The critical steps in any research process are:

  • Finding the single strongest driver of cashflows,

  • Figuring out what the current market price implies about that driver, and

  • If something different may happen.

For example, if margin is the strongest driver of cash flows, one should focus the vast majority of their research on cost structures and operating leverage (pricing impacts margin too, but I’d categorise that under revenue). For example, if a firm has 4% after tax operating margins and it increases them to 6%, that’s a 50% increase in cash flows, all else equal. How else could a firm increase cash flows by that much? By growing revenue 50% (assuming a 100% variable cost base) - a tall order - or by reducing their investments in capex and net working capital by a large amount - also difficult to do without harming growth prospects. Clearly, margins are the most important driver of cash flows and where additional research can derive the most benefit. The other drivers warrant a far lighter inspection.

I’m not suggesting that research should be superficial, far from it. It needs to be thorough in specific areas. I need to know a lot. I don’t need to know everything. For example, if the margin is the key driver of cash flows at the company I’m researching, I probably don’t need to do intense work on revenue or investment. This is not to say I’ll ignore the latter two. I’ll know what the company and their competitors sell and their investment plans, but probably won’t spend more than a day looking at it – the sellside have probably done a better job than me anyway. The main purpose here is to see if I’ve missed anything and if I’ve correctly identified the key driver.

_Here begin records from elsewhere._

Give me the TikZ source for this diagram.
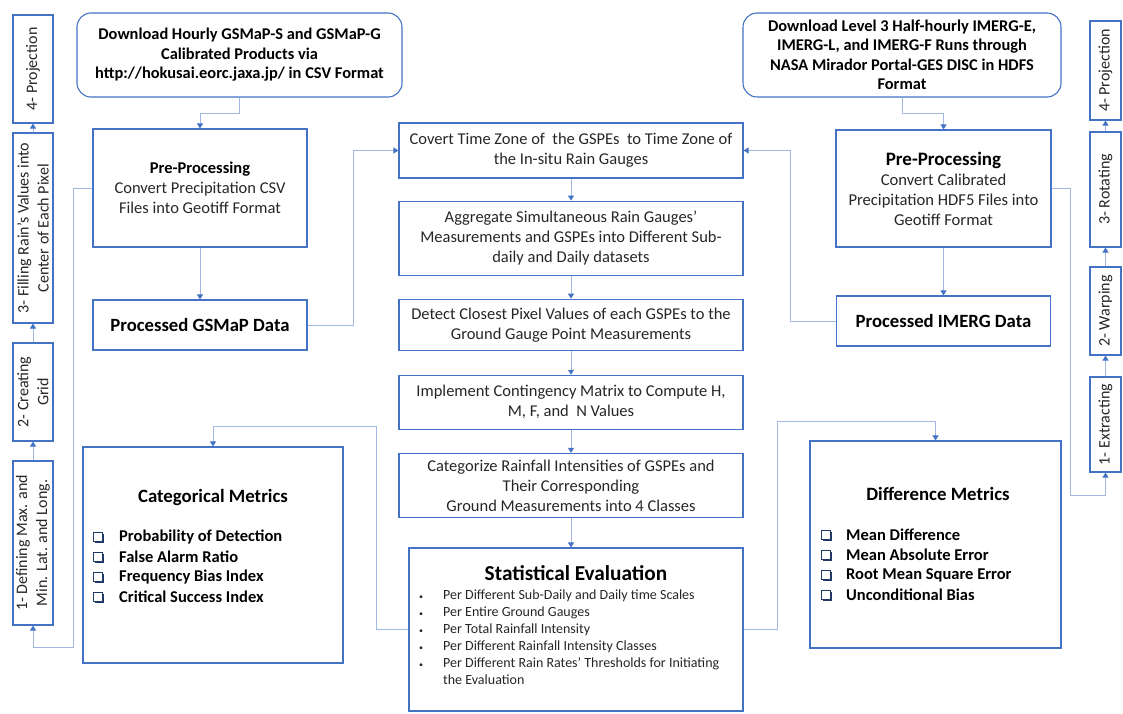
\documentclass[tikz,border=0pt]{standalone}
\usepackage{fontspec}
\setmainfont{Carlito}
\usetikzlibrary{positioning, arrows.meta, shadows}
\definecolor{boxblue}{RGB}{68,114,196}
\definecolor{linkblue}{RGB}{160,184,226}
\definecolor{tickblue}{RGB}{31,56,100}
\definecolor{txt}{RGB}{38,38,38}
\newcommand{\fsz}[2]{\fontsize{#1}{#2}\selectfont}
\tikzset{
  box/.style={draw=boxblue, line width=1.1pt, align=center, text=txt,
    inner sep=2pt, font=\fsz{16.5}{20}},
  dlbox/.style={box, rounded corners=14pt, font=\fsz{16.4}{19.5}\bfseries, text=black},
  sidebox/.style={box, rotate=90, font=\fsz{16}{20}},
  databox/.style={box, minimum width=214pt, minimum height=50pt,
    font=\fsz{18.7}{22}\bfseries, text=black},
  stepbox/.style={box, minimum width=344pt},
  link/.style={draw=linkblue, line width=0.9pt,
    -{Triangle[width=6pt,length=5pt,color=boxblue]}},
  tick/.style={draw=tickblue, line width=1.1pt, fill=white, minimum size=8.5pt,
    inner sep=0pt, drop shadow={shadow xshift=1.3pt, shadow yshift=-1.3pt,
    fill=tickblue, opacity=1}},
  metric/.style={anchor=west, inner sep=0pt, font=\fsz{16.5}{20}\bfseries},
  heading/.style={font=\fsz{18.8}{22}\bfseries},
}
\begin{document}
\begin{tikzpicture}[x=1pt, y=-1pt]
  \useasboundingbox (0,0) rectangle (1123,713);

  % GSMaP branch
  \node[dlbox, minimum width=325pt, minimum height=84pt] (dlG) at (239.5,55)
    {Download Hourly GSMaP-S and GSMaP-G\\Calibrated Products via\\http://hokusai.eorc.jaxa.jp/ in CSV Format};
  \node[box, minimum width=214pt, minimum height=118pt] (ppG) at (200,188)
    {{\bfseries\color{black}Pre-Processing}\\Convert Precipitation CSV\\Files into Geotiff Format};
  \node[databox] (pdG) at (200,325) {Processed GSMaP Data};

  \node[sidebox, minimum height=40pt, minimum width=108pt] (sG4) at (33,69) {4- Projection};
  \node[sidebox, minimum height=40pt, minimum width=190pt] (sG3) at (33,228) {3- Filling Rain’s Values into\\Center of Each Pixel};
  \node[sidebox, minimum height=40pt, minimum width=98pt] (sG2) at (33,392) {2- Creating\\Grid};
  \node[sidebox, minimum height=40pt, minimum width=164pt] (sG1) at (33,543) {1- Defining Max. and\\Min. Lat. and Long.};

  % IMERG branch
  \node[dlbox, minimum width=318pt, minimum height=84pt] (dlI) at (902,55)
    {Download Level 3 Half-hourly IMERG-E,\\IMERG-L, and IMERG-F Runs through\\NASA Mirador Portal-GES DISC in HDFS\\Format};
  \node[box, minimum width=215pt, minimum height=117pt, font=\fsz{16.6}{20}] (ppI) at (943.5,188.5)
    {{\fsz{19}{21}\bfseries\color{black}Pre-Processing}\\Convert Calibrated\\Precipitation HDF5 Files into\\Geotiff Format};
  \node[databox] (pdI) at (943.5,321) {Processed IMERG Data};

  \node[sidebox, minimum height=31pt, minimum width=99pt] (sI4) at (1105.5,70.5) {4- Projection};
  \node[sidebox, minimum height=31pt, minimum width=115pt] (sI3) at (1105.5,189.5) {3- Rotating};
  \node[sidebox, minimum height=31pt, minimum width=88pt] (sI2) at (1105.5,311) {2- Warping};
  \node[sidebox, minimum height=31pt, minimum width=95pt] (sI1) at (1105.5,424.5) {1- Extracting};

  % main steps
  \node[stepbox, minimum height=55pt] (tz) at (571,150.5)
    {Covert Time Zone of\ \ the GSPEs\ \ to Time Zone of\\the In-situ Rain Gauges};
  \node[stepbox, minimum height=74pt, below=22pt of tz] (agg)
    {Aggregate Simultaneous Rain Gauges’\\Measurements\ and GSPEs into Different Sub-\\daily and Daily datasets};
  \node[stepbox, minimum height=51pt, below=23pt of agg] (px)
    {Detect Closest Pixel Values of each GSPEs to the\\Ground Gauge Point Measurements};
  \node[stepbox, minimum height=54pt, below=24pt of px] (ct)
    {Implement Contingency Matrix to Compute H,\\M, F, and\ \ N Values};
  \node[stepbox, minimum height=64pt, below=23pt of ct] (cls)
    {Categorize Rainfall Intensities of GSPEs and\\Their Corresponding\\Ground Measurements into 4 Classes};

  \node[box, minimum width=334pt, minimum height=163pt] (stat) at (576,629.5) {};
  \node[font=\fsz{21.3}{24}\bfseries] (statT) at (576,573) {Statistical Evaluation};
  \node[anchor=north west, inner sep=0pt, text=txt, font=\fsz{14}{17}] (statL) at (419,587)
    {\begin{tabular}{@{}l@{\hspace{20pt}}l@{}}
      {\fsz{8}{17}\textbullet} & Per Different Sub-Daily and Daily time Scales\\
      {\fsz{8}{17}\textbullet} & Per Entire Ground Gauges\\
      {\fsz{8}{17}\textbullet} & Per Total Rainfall Intensity\\
      {\fsz{8}{17}\textbullet} & Per Different Rainfall Intensity Classes\\
      {\fsz{8}{17}\textbullet} & Per Different Rain Rates’ Thresholds for Initiating\\
       & the Evaluation
    \end{tabular}};

  % metrics
  \node[box, minimum width=260pt, minimum height=216pt] (cat) at (213,555) {};
  \node[heading] (catT) at (213,497) {Categorical Metrics};
  \foreach \m [count=\i] in {Probability of Detection, False Alarm Ratio,
      Frequency Bias Index, Critical Success Index} {
    \node[tick] (catB\i) at (98,517+20*\i) {};
    \node[metric] (catM\i) at (119,517+20*\i) {\m};
  }

  \node[box, minimum width=251pt, minimum height=207pt] (dif) at (935.5,544.5) {};
  \node[heading] (difT) at (938,494) {Difference Metrics};
  \foreach \m [count=\i] in {Mean Difference, Mean Absolute Error,
      Root Mean Square Error, Unconditional Bias} {
    \node[tick] (difB\i) at (826,515+20*\i) {};
    \node[metric] (difM\i) at (846,515+20*\i) {\m};
  }

  % connectors
  \coordinate (gL) at (73,647);
  \coordinate (iR) at (1070,495);
  \coordinate (sL) at (376,426);
  \coordinate (sR) at (777,421);

  \draw[link] (dlG.south) -- ++(0,16) -| (ppG.north);
  \draw[link] (ppG) -- (pdG);
  \draw[link] (ppG.west) -| (gL) -| (sG1.west);
  \foreach \a/\b in {sG1/sG2, sG2/sG3, sG3/sG4}
    \draw[link] (\a.east) -- (\b.west);
  \draw[link] (pdG.east) -- ++(46,0) |- (tz.west);

  \draw[link] (dlI.south) -- ++(0,16) -| (ppI.north);
  \draw[link] (ppI) -- (pdI);
  \draw[link] (pdI.west) -- ++(-46,0) |- (tz.east);
  \draw[link] (ppI.east) -| (iR) -| (sI1.west);
  \foreach \a/\b in {sI1/sI2, sI2/sI3, sI3/sI4}
    \draw[link] (\a.east) -- (\b.west);

  \foreach \a/\b in {tz/agg, agg/px, px/ct, ct/cls}
    \draw[link] (\a) -- (\b);
  \draw[link] (cls.south) -- (cls.south |- stat.north);
  \draw[link] (stat.west) -| (sL) -| (cat.north);
  \draw[link] (stat.east) -| (sR) -| (dif.north);
\end{tikzpicture}
\end{document}
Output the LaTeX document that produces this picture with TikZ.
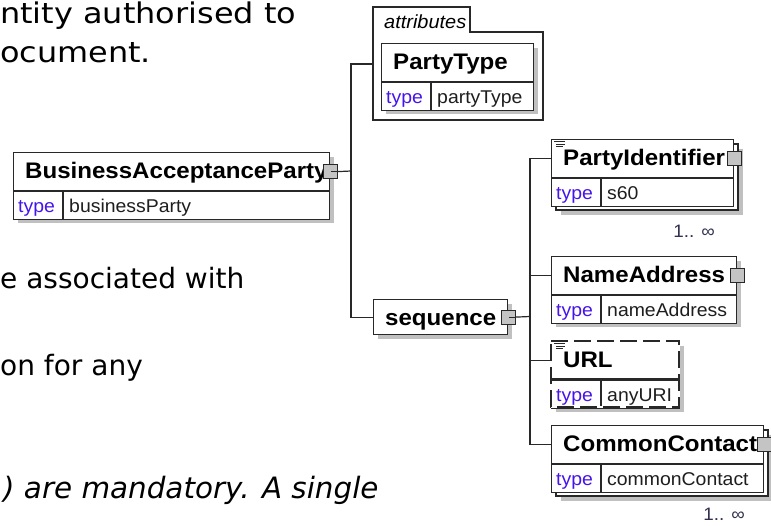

So why do we see ideas researched to death? I think it’s something of a safety blanket. It makes people feel better about their calls because they know more about the company than just about anyone else. They’re a company expert. They can also pitch it to potential investors who’ll love it. The results are somewhat disturbing: the pupils dilate, the mouth salivates, and the nipples firm. However, I think it’s counterproductive (doing too much research, that is). For full disclosure: I spent a few years trying to be a company expert before I realised there were better uses for my time.

Investment managers are not company experts and they shouldn’t try to be. Becoming a company expert takes an extraordinarily long time. That time could be spent generating alpha with other ideas. Put another way: the cost of company expertise is investment performance.

On that note, I’ve often seen is the following statement:

“We utilise a private equity approach to public markets”.

In my opinion, this statement is so fundamentally stupid that merely reading aloud it will cause neurons to kill themselves in protest, birds to fall dead from the sky, and dogs to faint in the street. It is a statement that fundamentally misunderstands either private equity, or public markets – and realistically both.

I’ve heard stories of analysts being sent to camp outside multiple factories for multiple competitors across Europe and count outbound trucks for weeks on end in an attempt to estimate revenue growth. They were thinking about investing in a brick company with margins far below their peers. Revenue was probably not the key driver, so their time could have been better spent elsewhere. Perhaps in looking at why margins were below their peers or even other investment ideas? Sure, their revenue estimates might be out by a few percentage points for said brick company, but if they’ve identified the key driver correctly, this won’t have a big impact on the cash flows generated.

A small anecdote about knowing the important things. Nassim Taleb, during a rare moment in which he was not calling people “frauds” on Twitter, wrote about an extremely successful green lumber trader. To the uninitiated, green lumber is freshly cut timber (i.e. not seasoned, dried or otherwise treated). This trader had made an absolute killing for years and vastly outperformed his peers. He also believed that green lumber was wood painted green. He had little idea of the underlying product, and he didn’t need to. You don’t need to know everything.

Focus also helps in pitching and monitoring ideas. Focus clarifies my thinking and lends a machete to intellectual thickets. This makes pitching ideas easier because I can highlight the key points in a short space of time. Importantly, any holes in my thinking are more apparent to the investment committee because the mast to which I’ve nailed my colours is abundantly clear. If the committee thinks I’ve chosen the wrong mast, I will have the time to investigate their questions in more detail – because I didn’t waste it in the first place looking at less relevant factors. It can be scary to take a stand like this, but take it from me: it’s better to be slightly embarrassed at an investment committee than lose investors’ money.

Focus also allows me to monitor positions more easily. Tracking all the news on all the companies in the portfolio is like trying to drink from a fire hose. If my thesis is focussed on revenue growth, I’ll be on the lookout for new competitors, new products, and price and volume changes – news relating to anything else can be skimmed pretty quickly.

To wrap it up, investing is not a competition for the best research, it’s a competition for the best returns. Focus helps me do this by looking at only the most important parts of the most promising ideas. It enables me to maximise the alpha generated per hour and that, in the end, is really all that matters.

* Alpha” is a measure of investor skill. It strips out the impact of leverage and market performance, leaving the portion of the return attributable to manager skill.